§ What to produce
Quote all lines below exactly. Images stay out.

§ Dataset excerpt

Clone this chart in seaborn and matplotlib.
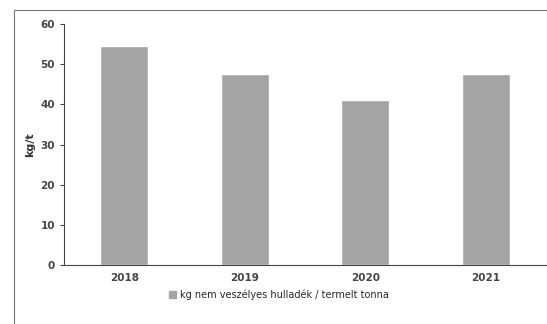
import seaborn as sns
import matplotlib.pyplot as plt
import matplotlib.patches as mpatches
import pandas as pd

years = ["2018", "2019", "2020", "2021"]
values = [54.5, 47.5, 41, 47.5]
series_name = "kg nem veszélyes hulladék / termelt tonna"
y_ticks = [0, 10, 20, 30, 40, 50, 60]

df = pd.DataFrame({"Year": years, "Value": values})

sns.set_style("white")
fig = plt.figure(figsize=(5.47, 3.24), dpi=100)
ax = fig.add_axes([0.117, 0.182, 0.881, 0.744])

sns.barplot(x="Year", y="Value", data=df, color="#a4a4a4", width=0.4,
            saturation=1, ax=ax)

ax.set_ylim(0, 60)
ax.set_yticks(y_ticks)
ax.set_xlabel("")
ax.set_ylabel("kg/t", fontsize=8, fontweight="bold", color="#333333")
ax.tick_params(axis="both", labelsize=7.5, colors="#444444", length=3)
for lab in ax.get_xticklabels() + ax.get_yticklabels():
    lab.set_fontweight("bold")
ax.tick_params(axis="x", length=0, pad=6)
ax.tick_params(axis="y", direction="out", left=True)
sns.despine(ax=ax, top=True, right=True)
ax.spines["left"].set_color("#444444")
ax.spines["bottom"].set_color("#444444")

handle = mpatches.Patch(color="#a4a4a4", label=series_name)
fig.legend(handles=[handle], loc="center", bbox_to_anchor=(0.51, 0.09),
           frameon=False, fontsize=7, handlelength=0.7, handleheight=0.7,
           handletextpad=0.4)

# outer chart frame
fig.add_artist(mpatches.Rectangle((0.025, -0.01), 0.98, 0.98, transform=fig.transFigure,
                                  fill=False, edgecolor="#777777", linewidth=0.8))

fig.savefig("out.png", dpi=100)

§ Solved problem
Clone this chart in seaborn and matplotlib.
import seaborn as sns
import matplotlib.pyplot as plt
import matplotlib.patches as mpatches
import pandas as pd

years = ["2018", "2019", "2020", "2021"]
values = [54.5, 47.5, 41, 47.5]
series_name = "kg nem veszélyes hulladék / termelt tonna"
y_ticks = [0, 10, 20, 30, 40, 50, 60]

df = pd.DataFrame({"Year": years, "Value": values})

sns.set_style("white")
fig = plt.figure(figsize=(5.47, 3.24), dpi=100)
ax = fig.add_axes([0.117, 0.182, 0.881, 0.744])

sns.barplot(x="Year", y="Value", data=df, color="#a4a4a4", width=0.4,
            saturation=1, ax=ax)

ax.set_ylim(0, 60)
ax.set_yticks(y_ticks)
ax.set_xlabel("")
ax.set_ylabel("kg/t", fontsize=8, fontweight="bold", color="#333333")
ax.tick_params(axis="both", labelsize=7.5, colors="#444444", length=3)
for lab in ax.get_xticklabels() + ax.get_yticklabels():
    lab.set_fontweight("bold")
ax.tick_params(axis="x", length=0, pad=6)
ax.tick_params(axis="y", direction="out", left=True)
sns.despine(ax=ax, top=True, right=True)
ax.spines["left"].set_color("#444444")
ax.spines["bottom"].set_color("#444444")

handle = mpatches.Patch(color="#a4a4a4", label=series_name)
fig.legend(handles=[handle], loc="center", bbox_to_anchor=(0.51, 0.09),
           frameon=False, fontsize=7, handlelength=0.7, handleheight=0.7,
           handletextpad=0.4)

# outer chart frame
fig.add_artist(mpatches.Rectangle((0.025, -0.01), 0.98, 0.98, transform=fig.transFigure,
                                  fill=False, edgecolor="#777777", linewidth=0.8))

fig.savefig("out.png", dpi=100)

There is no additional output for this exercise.